We study the spin polarization and its associated spin-Hall current due to electric-dipole-induced spin resonance in disordered two-dimensional electron systems. We show that the disorder-induced damping of the resonant spin polarization can be strongly reduced by an optimal field configuration that exploits the interference between the Rashba and Dresselhaus spin-orbit interactions. This leads to a striking enhancement of the spin susceptibility while the spin-Hall current vanishes at the same time. We give an interpretation of the spin current in geometrical terms which are associated with the trajectories the polarization describes in spin space.

Figure 1

(Color online) (a) Momentum-dependent magnetic fields induced by Rashba (black arrows) and Dresselhaus SOI [red (gray) arrows] ${\mathbf{\Omega }}_R\left(\mathbf{p}\right)=\alpha (p_y,-p_x)$ and ${\mathbf{\Omega }}_D\left(\mathbf{p}\right)=\beta (p_x,-p_y)$, respectively.
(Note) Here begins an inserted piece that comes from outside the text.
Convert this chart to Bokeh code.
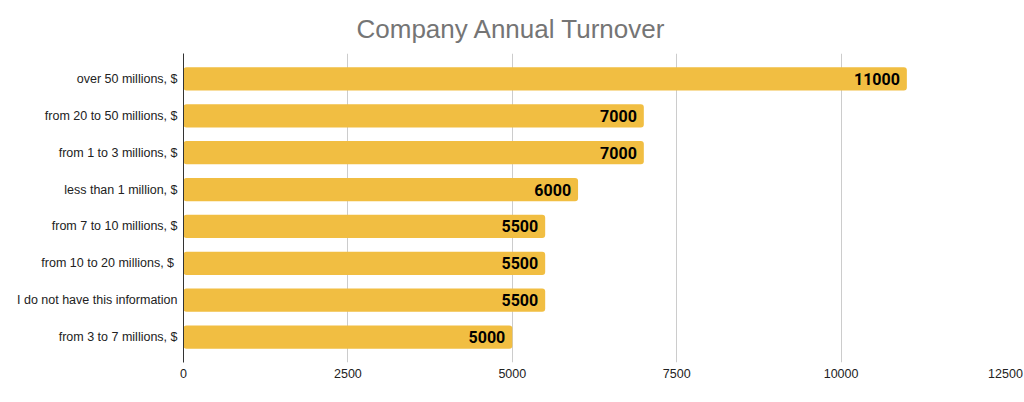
from bokeh.plotting import figure
from bokeh.models import FactorRange, Range1d, FixedTicker, Title, ColumnDataSource
from bokeh.core.properties import value
from bokeh.embed import file_html
from bokeh.resources import INLINE

categories = [
    "over 50 millions, $",
    "from 20 to 50 millions, $",
    "from 1 to 3 millions, $",
    "less than 1 million, $",
    "from 7 to 10 millions, $",
    "from 10 to 20  millions, $",
    "I do not have this information",
    "from 3 to 7 millions, $",
]
values = [11000, 7000, 7000, 6000, 5500, 5500, 5500, 5000]
x_ticks = [0, 2500, 5000, 7500, 10000, 12500]
title_text = "Company Annual Turnover"

src = ColumnDataSource(dict(cat=categories, val=values, lab=[str(v) for v in values]))

p = figure(
    width=1024, height=402,
    y_range=FactorRange(factors=list(reversed(categories)), range_padding=0.0475),
    x_range=Range1d(0, 12500),
    output_backend="svg", toolbar_location=None,
    min_border_left=183, min_border_right=19, min_border_bottom=40, min_border_top=53,
)
p.title = Title(text=title_text, align="left", offset=173, vertical_align="top",
                text_font_size="26px", text_color="#757575", text_line_height=0.7,
                text_font="Liberation Sans", text_font_style="normal", standoff=16)
p.outline_line_color = None

p.hbar(y="cat", right="val", left=0, height=0.63, source=src,
       fill_color="#F1BE42", line_color=None, border_radius=3)
p.text(x="val", y="cat", text="lab", source=src, x_offset=-7,
       text_align="right", text_baseline="middle",
       text_font=value("Roboto"), text_font_style="bold",
       text_font_size="16px", text_color="#000000")

p.xaxis.ticker = FixedTicker(ticks=x_ticks)
p.xaxis.axis_line_color = None
p.xaxis.major_tick_line_color = None
p.xaxis.major_tick_out = 0
p.xaxis.minor_tick_out = 0
p.xaxis.minor_tick_line_color = None
p.xaxis.major_label_text_font = "Liberation Sans"
p.xaxis.major_label_text_font_size = "12.5px"
p.xaxis.major_label_text_color = "#222222"
p.xaxis.major_label_standoff = 6

p.yaxis.axis_line_color = "#333333"
p.yaxis.axis_line_width = 1
p.yaxis.major_tick_line_color = None
p.yaxis.major_tick_out = 0
p.yaxis.minor_tick_out = 0
p.yaxis.minor_tick_line_color = None
p.yaxis.major_label_text_font = "Liberation Sans"
p.yaxis.major_label_text_font_size = "12.5px"
p.yaxis.major_label_text_color = "#222222"
p.yaxis.major_label_standoff = 6

p.ygrid.grid_line_color = None
p.xgrid.grid_line_color = "#cccccc"
p.xgrid.ticker = FixedTicker(ticks=x_ticks)

open("out.html", "w").write(file_html(p, INLINE))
Inset: The sum ${\mathbf{\Omega }}_R+{\mathbf{\Omega }}_D$ for equal strength of the SOI $(\alpha =\beta )$ is shown. The interference of the two types of SOI leads to a suppression or enhancement of the spin splitting in certain crystallographic directions. (b) Polar plot of the resonance susceptibility ${\overline{\chi }}^{\mathrm{res}}$ (in arbitrary units) as a function of $\theta$ for $\beta =\alpha ∕2$ and ${\omega }_L\tau =1$ (black, solid curve), ${\omega }_L\tau =2$ (red, dotted), and ${\omega }_L\tau =3$ (blue, dashed). The configuration of the external magnetic and electric fields ${\mathbf{B}}_0$ and ${\mathbf{E}}_0$ is shown. For ${\mathbf{B}}_0\Vert {\mathbf{E}}_0\Vert \left[110\right]$ both SOI contributions add constructively in the direction perpendicular to ${\mathbf{B}}_0$, leading to an enlarged Rabi field.